--- Short problem ---
Leave out the images and repeat the listing below without a single change.

====== Data provided

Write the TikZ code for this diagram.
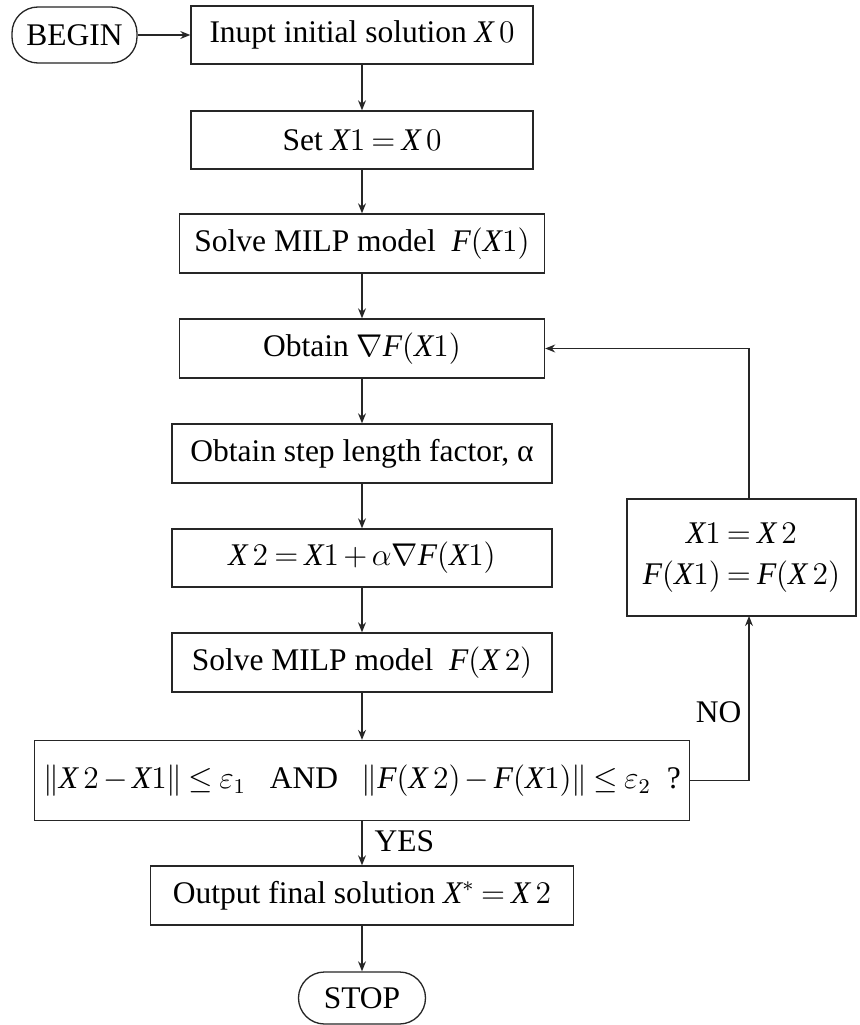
\documentclass[tikz,border=0pt]{standalone}
\usepackage{fontspec}
\setmainfont{Liberation Serif}
\usetikzlibrary{arrows.meta}

\newcommand\vX{\mathit{X}}
\newcommand\vF{\mathit{F}}
% one drawing unit
\newcommand\pu{0.381pt}

\begin{document}
\medmuskip=2.5mu plus 2mu minus 2mu
\thickmuskip=3.5mu plus 2mu
\begin{tikzpicture}[x=\pu,y=-\pu,
  font=\fontsize{12}{14.5}\selectfont,
  box/.style={draw=black!85, line width=0.5pt, minimum height={58*\pu}, inner sep=0pt, align=center},
  term/.style={box, rounded corners={26*\pu}},
  flow/.style={draw=black!85, line width=0.5pt, -{Stealth[length=3.8pt,width=3pt]}},
  lbl/.style={inner sep=0pt}
]
\fill[white] (0,0) rectangle (860,1025);
\useasboundingbox (0,0) rectangle (860,1025);

% main column
\node[term, minimum width={125*\pu}, minimum height={56*\pu}] (begin) at (74.5,35) {BEGIN};
\node[box, minimum width={342*\pu}] (input) at (362,35) {Inupt initial solution $\vX\,0$};
\node[box, minimum width={342*\pu}] (set) at (362,140) {Set $\vX 1 = \vX\,0$};
\node[box, minimum width={365*\pu}, minimum height={59*\pu}] (solve1) at (362,243.5) {Solve MILP model \ $\vF(\vX 1)$};
\node[box, minimum width={365*\pu}, minimum height={59*\pu}] (grad) at (362,348.5) {Obtain $\nabla\vF(\vX 1)$};
\node[box, minimum width={380*\pu}, minimum height={59*\pu}] (steplen) at (362,453.5) {Obtain step length factor, α};
\node[box, minimum width={380*\pu}] (update) at (362,558) {$\vX\,2 = \vX 1 + \alpha\nabla\vF(\vX 1)$};
\node[box, minimum width={380*\pu}, minimum height={59*\pu}] (solve2) at (362,662.5) {Solve MILP model \ $\vF(\vX\,2)$};
\node[box, minimum width={655*\pu}, minimum height={80*\pu}] (cond) at (362,780.5)
  {$\|\vX\,2 - \vX 1\| \le \varepsilon_1$\hspace{0.75em}AND\hspace{0.75em}$\|\vF(\vX\,2) - \vF(\vX 1)\| \le \varepsilon_2$ \ ?};
\node[box, minimum width={423*\pu}, minimum height={59*\pu}] (output) at (362,895.5) {Output final solution $\vX^{*} = \vX\,2$};
\node[term, minimum width={127*\pu}, minimum height={52*\pu}] (stop) at (362,998) {STOP};

% loop-back box
\node[box, minimum width={229*\pu}, minimum height={117*\pu}, font=\fontsize{12}{15.6}\selectfont] (reset) at (741.5,557.5)
  {$\vX 1 = \vX\,2$\\$\vF(\vX 1) = \vF(\vX\,2)$};
\coordinate (loopin) at (749,616);

% connectors
\draw[flow] (begin) -- (input);
\draw[flow] (input) -- (set);
\draw[flow] (set) -- (solve1);
\draw[flow] (solve1) -- (grad);
\draw[flow] (grad) -- (steplen);
\draw[flow] (steplen) -- (update);
\draw[flow] (update) -- (solve2);
\draw[flow] (solve2) -- (cond);
\draw[flow] (cond) -- node[lbl, pos=0.45, right=4.6pt] {YES} (output);
\draw[flow] (output) -- (stop);
\draw[flow] (cond.east) -| (loopin);
\draw[flow] (reset.north -| loopin) |- (grad.east);
\node[lbl, anchor=east] (nolbl) at (742,712) {NO};
\end{tikzpicture}
\end{document}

============

--- Written answer ---
Write the TikZ code for this diagram.
\documentclass[tikz,border=0pt]{standalone}
\usepackage{fontspec}
\setmainfont{Liberation Serif}
\usetikzlibrary{arrows.meta}

\newcommand\vX{\mathit{X}}
\newcommand\vF{\mathit{F}}
% one drawing unit
\newcommand\pu{0.381pt}

\begin{document}
\medmuskip=2.5mu plus 2mu minus 2mu
\thickmuskip=3.5mu plus 2mu
\begin{tikzpicture}[x=\pu,y=-\pu,
  font=\fontsize{12}{14.5}\selectfont,
  box/.style={draw=black!85, line width=0.5pt, minimum height={58*\pu}, inner sep=0pt, align=center},
  term/.style={box, rounded corners={26*\pu}},
  flow/.style={draw=black!85, line width=0.5pt, -{Stealth[length=3.8pt,width=3pt]}},
  lbl/.style={inner sep=0pt}
]
\fill[white] (0,0) rectangle (860,1025);
\useasboundingbox (0,0) rectangle (860,1025);

% main column
\node[term, minimum width={125*\pu}, minimum height={56*\pu}] (begin) at (74.5,35) {BEGIN};
\node[box, minimum width={342*\pu}] (input) at (362,35) {Inupt initial solution $\vX\,0$};
\node[box, minimum width={342*\pu}] (set) at (362,140) {Set $\vX 1 = \vX\,0$};
\node[box, minimum width={365*\pu}, minimum height={59*\pu}] (solve1) at (362,243.5) {Solve MILP model \ $\vF(\vX 1)$};
\node[box, minimum width={365*\pu}, minimum height={59*\pu}] (grad) at (362,348.5) {Obtain $\nabla\vF(\vX 1)$};
\node[box, minimum width={380*\pu}, minimum height={59*\pu}] (steplen) at (362,453.5) {Obtain step length factor, α};
\node[box, minimum width={380*\pu}] (update) at (362,558) {$\vX\,2 = \vX 1 + \alpha\nabla\vF(\vX 1)$};
\node[box, minimum width={380*\pu}, minimum height={59*\pu}] (solve2) at (362,662.5) {Solve MILP model \ $\vF(\vX\,2)$};
\node[box, minimum width={655*\pu}, minimum height={80*\pu}] (cond) at (362,780.5)
  {$\|\vX\,2 - \vX 1\| \le \varepsilon_1$\hspace{0.75em}AND\hspace{0.75em}$\|\vF(\vX\,2) - \vF(\vX 1)\| \le \varepsilon_2$ \ ?};
\node[box, minimum width={423*\pu}, minimum height={59*\pu}] (output) at (362,895.5) {Output final solution $\vX^{*} = \vX\,2$};
\node[term, minimum width={127*\pu}, minimum height={52*\pu}] (stop) at (362,998) {STOP};

% loop-back box
\node[box, minimum width={229*\pu}, minimum height={117*\pu}, font=\fontsize{12}{15.6}\selectfont] (reset) at (741.5,557.5)
  {$\vX 1 = \vX\,2$\\$\vF(\vX 1) = \vF(\vX\,2)$};
\coordinate (loopin) at (749,616);

% connectors
\draw[flow] (begin) -- (input);
\draw[flow] (input) -- (set);
\draw[flow] (set) -- (solve1);
\draw[flow] (solve1) -- (grad);
\draw[flow] (grad) -- (steplen);
\draw[flow] (steplen) -- (update);
\draw[flow] (update) -- (solve2);
\draw[flow] (solve2) -- (cond);
\draw[flow] (cond) -- node[lbl, pos=0.45, right=4.6pt] {YES} (output);
\draw[flow] (output) -- (stop);
\draw[flow] (cond.east) -| (loopin);
\draw[flow] (reset.north -| loopin) |- (grad.east);
\node[lbl, anchor=east] (nolbl) at (742,712) {NO};
\end{tikzpicture}
\end{document}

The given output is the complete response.